Around the rim of the seal runs an inscription in Tamil script, one at the top தமிழ் நாடு அரசு  ("Tamil Nadu Arasu" which translates to "Government of Tamil Nadu") and the other at the bottom வாய்மையே வெல்லும்  ("Vaymaiye Vellum" which translates to "Truth Alone Triumphs" also commonly known as "Satyameva Jayate" in Sanskrit). It is the only state emblem that has the Indian Flag and Hindu temple tower on its seal.

Deception 
Although the gopuram in the emblem is generic and specific references of Srivilliputhur Andal temple tower (gopuram) came to be known as the state emblem, even in government records due to the TKC-Reddy episode. But R Krishna Rao, the artist who created it said he had the Madurai Meenakshi Temple's west 'gopuram' in mind while designing a generic `gopuram' for the emblem. A monograph on Rao, published by the Lalit Kala Akademi quotes him as saying, "Hailing from Madurai, it was only proper that I should incorporate the Madurai temple in the state government's emblem."
 
Rao's student G Chandrashekaran, also a former principal of the college, feels the theory of Madurai temple being the inspiration may not be off the mark. "It could be said that the inspiration for designing the emblem came from the Madurai temple, as Krishna Rao had done several water colours of the structure. There are no records of him having painted the Srivilliputhur temple."

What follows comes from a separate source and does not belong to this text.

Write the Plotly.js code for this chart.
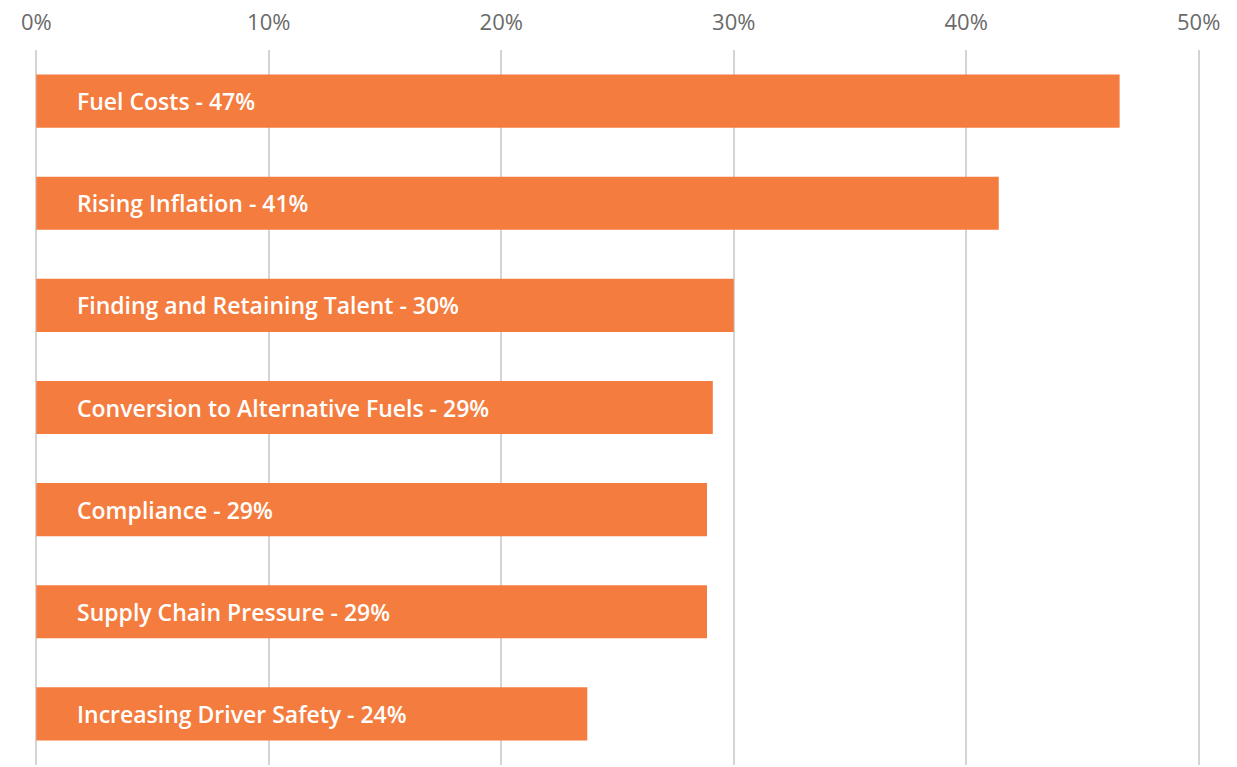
<!DOCTYPE html>
<html>
<head>
<meta charset="utf-8">
<script src="https://cdn.plot.ly/plotly-3.0.1.min.js"></script>
<style>html,body{margin:0;padding:0;background:#fff;}#chart{width:1237px;height:767px;}</style>
</head>
<body>
<div id="chart"></div>
<script>
const categories = ["Fuel Costs", "Rising Inflation", "Finding and Retaining Talent", "Conversion to Alternative Fuels", "Compliance", "Supply Chain Pressure", "Increasing Driver Safety"];
const values = [46.6, 41.4, 30.0, 29.1, 28.85, 28.85, 23.7];
const labelPercents = ["47%", "41%", "30%", "29%", "29%", "29%", "24%"];
const tickVals = [0, 10, 20, 30, 40, 50];
const tickText = ["0%", "10%", "20%", "30%", "40%", "50%"];

const trace = {
  type: "bar",
  orientation: "h",
  y: categories,
  x: values,
  marker: {color: "#F47C3E"},
  hoverinfo: "none"
};

const annotations = categories.map((c, i) => ({
  x: 0, y: c, xref: "x", yref: "y",
  text: c + " - " + labelPercents[i],
  showarrow: false, xanchor: "left", xshift: 39,
  font: {family: "Open Sans, sans-serif", size: 23, weight: 600, color: "#ffffff"}
}));

const layout = {
  width: 1237, height: 767,
  margin: {l: 34, r: 36, t: 50, b: 2},
  paper_bgcolor: "#ffffff", plot_bgcolor: "#ffffff",
  showlegend: false,
  bargap: 0.48,
  xaxis: {
    side: "top", range: [-0.1, 50.1], tickvals: tickVals, ticktext: tickText,
    showgrid: true, gridcolor: "#d4d4d4", gridwidth: 2,
    zeroline: false, showline: false, ticks: "",
    ticklabelstandoff: 15,
    tickfont: {family: "Open Sans, sans-serif", size: 22, color: "#6a6a6a"},
    fixedrange: true
  },
  yaxis: {
    autorange: "reversed", showticklabels: false, showgrid: false,
    zeroline: false, showline: false, ticks: "", fixedrange: true
  },
  annotations: annotations
};

Plotly.newPlot("chart", [trace], layout, {displayModeBar: false, staticPlot: true});
</script>
</body>
</html>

K Kamala, Krishna Rao's daughter and an artist herself, says that her father regretted the gopuram being wrongly identified all the time. "He always asked me to tell people that it was the Madurai gopuram and not of Srivilliputhur", says Kamala, adding that she got to see the original painting at the Government College of Fine Arts and Crafts in Chennai in 2009. "The features of the gopuram can be clearly seen in the original painting, and one could see very well that it is the Madurai gopuram. My father had painted the figurines of Siva and Parvati on the Rishaba vahanam, seen in the gopuram in the Madurai temple. That was a clear sign," she says.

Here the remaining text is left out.